Do Not Allow Women to Escape The Workforce: The Attacks on Yahoo!'s Meyer

RedState's lead story this morning (sorry, can't hyperlink on my iPad from the road: http://www.redstate.com/2013/02/28/yahoo-and-seriously-stupid-media-coverage/) exposes media outrage over Yahoo!'s new chief, Marissa Meyer and her edict that the struggling company would no longer allow employees to work remotely. The consensus among society do-gooders is that Meyer's policy is an affront to workers, particularly to working moms. Keep in mind, Ms. Meyer's just had a baby, herself.
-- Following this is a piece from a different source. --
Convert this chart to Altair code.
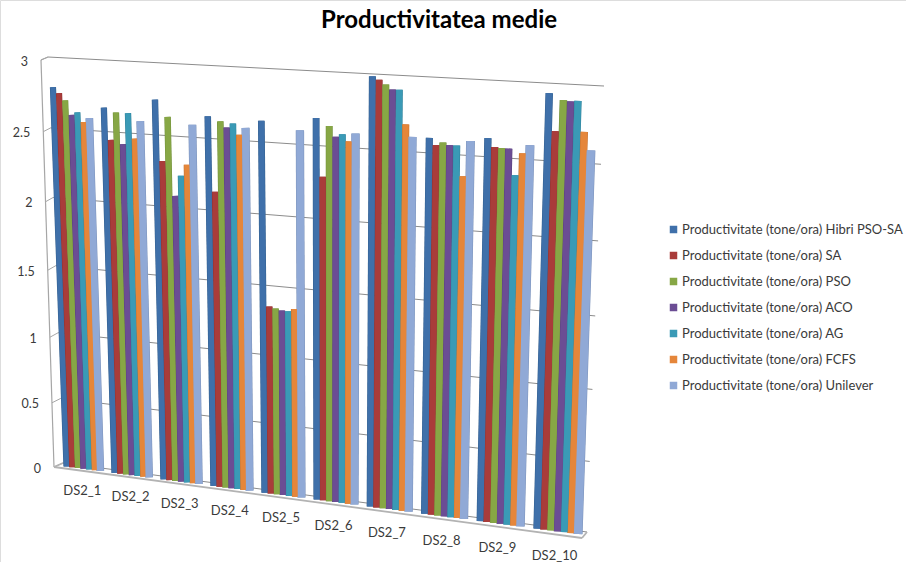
import altair as alt
import numpy as np
import pandas as pd

# Chart values
datasets = ["DS2_1", "DS2_2", "DS2_3", "DS2_4", "DS2_5", "DS2_6", "DS2_7", "DS2_8", "DS2_9", "DS2_10"]
hibrid = [2.81, 2.685, 2.76, 2.665, 2.655, 2.695, 2.99, 2.605, 2.625, 2.935]
sa = [2.77, 2.46, 2.335, 2.145, 1.365, 2.30, 2.97, 2.56, 2.57, 2.695]
pso = [2.72, 2.655, 2.645, 2.635, 1.355, 2.645, 2.94, 2.58, 2.565, 2.895]
aco = [2.62, 2.435, 2.095, 2.595, 1.345, 2.575, 2.91, 2.565, 2.565, 2.89]
ag = [2.64, 2.655, 2.24, 2.625, 1.345, 2.595, 2.91, 2.565, 2.395, 2.895]
fcfs = [2.575, 2.48, 2.32, 2.55, 1.365, 2.55, 2.685, 2.365, 2.54, 2.70]
unilever = [2.605, 2.605, 2.60, 2.60, 2.605, 2.605, 2.605, 2.60, 2.595, 2.585]

prefix = "Productivitate (tone/ora) "
series_names = [prefix + n for n in ["Hibri PSO-SA", "SA", "PSO", "ACO", "AG", "FCFS", "Unilever"]]
series_values = [hibrid, sa, pso, aco, ag, fcfs, unilever]
series_colors = ["#3f70aa", "#a93c3a", "#87a745", "#6b4d94", "#3a9ab6", "#e5863a", "#90a9d6"]
edge_colors = ["#34608f", "#8c3130", "#71903a", "#58407b", "#30819a", "#c17231", "#7c93bb"]
value_ticks = [0, 0.5, 1, 1.5, 2, 2.5, 3]
tick_labels = ["0", "0.5", "1", "1.5", "2", "2.5", "3"]
V_MAX = 3.0


def homography(p00, p10, p01, p11):
    """Perspective map from the unit square to a quadrilateral."""
    rows, rhs = [], []
    for (s, t), (x, y) in zip([(0, 0), (1, 0), (0, 1), (1, 1)], [p00, p10, p01, p11]):
        rows.append([s, t, 1, 0, 0, 0, -s * x, -t * x])
        rows.append([0, 0, 0, s, t, 1, -s * y, -t * y])
        rhs += [x, y]
    a = np.linalg.solve(np.array(rows, float), np.array(rhs, float))

    def project(s, t):
        w = a[6] * s + a[7] * t + 1
        return (a[0] * s + a[1] * t + a[2]) / w, (a[3] * s + a[4] * t + a[5]) / w

    return project


# Perspective planes of the 3D scene: bars, back wall, front face holding the value axis
bar_plane = homography((66.5, 466.5), (578, 534), (52, 60), (593, 85))
wall_plane = homography((63, 463), (587, 532), (48, 57), (604, 86))
axis_bottom, axis_top = (54, 467), (41, 60)
front_plane = homography(axis_bottom, (582, 538), axis_top, (608, 88))

GROUP_STEP = 8.5
SLOTS = (len(datasets) - 1) * GROUP_STEP + 6

bars = []
for i, name in enumerate(datasets):
    for j, (label, vals) in enumerate(zip(series_names, series_values)):
        s = (i * GROUP_STEP + j) / SLOTS
        t = vals[i] / V_MAX
        x0, y0 = bar_plane(s, 0)
        x1, y1 = bar_plane(s, t)
        xa, _ = bar_plane(s, 1)
        xb, _ = bar_plane(s + 1 / SLOTS, 1)
        width = abs(xb - xa) * 1.05 + (1.5 if j == 6 else 0)
        bars.append({
            "dataset": name, "series": label, "edge": edge_colors[j], "order": i * 10 + j,
            "x": x0, "y": y0, "x2": x1, "y2": y1,
            "w": width, "inner": max(width - 1.0, 1),
        })
bars = pd.DataFrame(bars)

grid = []
for v, lab in zip(value_ticks, tick_labels):
    t = v / V_MAX
    xl, yl = wall_plane(0, t)
    xr, yr = wall_plane(1, t)
    ax, ay = front_plane(0, t)
    grid.append({"x": xl, "y": yl, "x2": xr, "y2": yr, "ax": ax, "ay": ay,
                 "lx": ax - 13, "ly": ay + 1.5, "label": lab})
grid = pd.DataFrame(grid)

floor_edges = pd.DataFrame([
    {"x": 54, "y": 467, "x2": 582, "y2": 538},
    {"x": 582, "y": 538, "x2": 587, "y2": 532},
    {"x": 54, "y": 467, "x2": 63, "y2": 463},
])
axis_edge = pd.DataFrame([{"x": axis_bottom[0], "y": axis_bottom[1], "x2": axis_top[0], "y2": axis_top[1]},
                          {"x": axis_top[0], "y": axis_top[1], "x2": 48, "y2": 57}])

cat_labels = []
for i, name in enumerate(datasets):
    gx, gy = bar_plane((i * GROUP_STEP + 3) / SLOTS, 0)
    cat_labels.append({"x": gx - 1 - 2 * i / 9, "y": gy + 22 + 3 * i / 9, "label": name})
cat_labels = pd.DataFrame(cat_labels)

X = lambda f="x": alt.X(f"{f}:Q", scale=alt.Scale(domain=[0, 906]), axis=None)
Y = lambda f="y": alt.Y(f"{f}:Q", scale=alt.Scale(domain=[562, 0]), axis=None)
FONT = "Lato"
TEXT = "#3a3a3a"

grid_lines = alt.Chart(grid).mark_rule(color="#8c8c8c", strokeWidth=1).encode(
    x=X(), y=Y(), x2="x2:Q", y2="y2:Q")
ticks = alt.Chart(grid).mark_rule(color="#a6a6a6", strokeWidth=1).encode(
    x=X("ax"), y=Y("ay"), x2="x:Q", y2="y:Q")
axis_line = alt.Chart(axis_edge).mark_rule(color="#a6a6a6", strokeWidth=1.2).encode(
    x=X(), y=Y(), x2="x2:Q", y2="y2:Q")
floor = alt.Chart(floor_edges).mark_rule(color="#b3b3b3", strokeWidth=1.8).encode(
    x=X(), y=Y(), x2="x2:Q", y2="y2:Q")

bar_edges = alt.Chart(bars).mark_rule(strokeCap="butt").encode(
    x=X(), y=Y(), x2="x2:Q", y2="y2:Q",
    stroke=alt.Stroke("edge:N", scale=None),
    size=alt.Size("w:Q", scale=None),
    order="order:Q",
)
bar_faces = alt.Chart(bars).mark_rule(strokeCap="butt").encode(
    x=X(), y=Y(), x2="x2:Q", y2=alt.Y2("y2:Q"),
    color=alt.Color(
        "series:N",
        sort=series_names,
        scale=alt.Scale(domain=series_names, range=series_colors),
        legend=alt.Legend(
            title=None, orient="none", legendX=667, legendY=223,
            symbolType="square", symbolSize=9, symbolStrokeWidth=4.5,
            labelFont=FONT, labelFontSize=13, labelColor=TEXT, labelLimit=300,
            labelOffset=2, rowPadding=5,
        ),
    ),
    size=alt.Size("inner:Q", scale=None),
    order="order:Q",
)

value_labels = alt.Chart(grid).mark_text(
    align="right", baseline="middle", font=FONT, fontSize=12.5, color=TEXT
).encode(x=X("lx"), y=Y("ly"), text="label:N")
category_labels = alt.Chart(cat_labels).mark_text(
    align="center", baseline="middle", font=FONT, fontSize=13, color=TEXT
).encode(x=X(), y=Y(), text="label:N")

chart = alt.layer(
    grid_lines, ticks, axis_line, floor, bar_edges, bar_faces, value_labels, category_labels
).resolve_scale(
    size="independent"
).properties(
    width=906, height=562, padding=0, autosize="none",
    title=alt.TitleParams(
        "Productivitatea medie", font=FONT, fontSize=24, fontWeight="bold", color="#000000",
        anchor="start", frame="group", dx=321, dy=37,
    ),
).configure_view(stroke=None).configure(background="white")

chart.save("out.html", embed_options={"renderer": "svg", "actions": False})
It has always surprised me that telecommuting is seen as a universal good--that there are no downsides to trusting employees to manage their time and accomplish their tasks away from the office and the supervision of senior staffers. Or the assumption that senior staffers can manage staff for whom they have responsibility as effectively off-site as on. Perhaps because I have worked in a variety of settings--in most of which telecommuting doesn't work--I have a hearty skepticism of this practice. But bottom line: it is a decision that should be up to management.

As a mom of four, I'm particularly skeptical of how a policy of allowing working moms to telecommute in order to be home with their young children can possibly be effective in terms of workers actually getting anything accomplished. With newborns, yes, there
is some time during the extended nap times, but that's only if mom can keep her eyes open after being up all night. Then as they get bigger, well, at least for me, forget it. Best intentions aside, there's no way I could have produced, from home, the equivalent an 8 hour work day's worth of work. I know, I know, some women are super moms, and they can do it; but I'm just saying. . . .

Productivity and profitability, however, do not matter to the liberal elite. Their goal: keep these moms in the workforce, no matter the cost to their business. They believe that women should be allowed/encouraged/shamed to remain in the workforce no matter their ability to produce--the goal of moving women out of the home (figuratively or literally), into careers and keeping them there is the ultimate objective. Liberalism and radical feminism believe women cannot be satisfied unless they have something more than family and the enormous responsibilities that go along with raising human beings to fulfill them.

So when Meyer suggests that working from home might interfere with productivity--with the ability of Yahoo! to stay afloat in this case--she violates the core tenants of radical feminism: women should be given every special allowance to stay where they are, even if that means their company goes belly up. Yeah, yeah, leftists will say not so; that this is about all workers not being forced into the confines of the cubicle or boardroom (as though they are children being sent into the coal mines). But really, its all about women. All about keeping them where they now belong: entrenched in the dizzying, frenetic pace of maintaining a full-time career and families at the same time. Hey, not that there's anything wrong with it: I'm a full time working mom. But there is something wrong with those outside of a business condemning an executive for policies intended to save the company, simply because those policies violate some elitist vision of feminist societal utopia.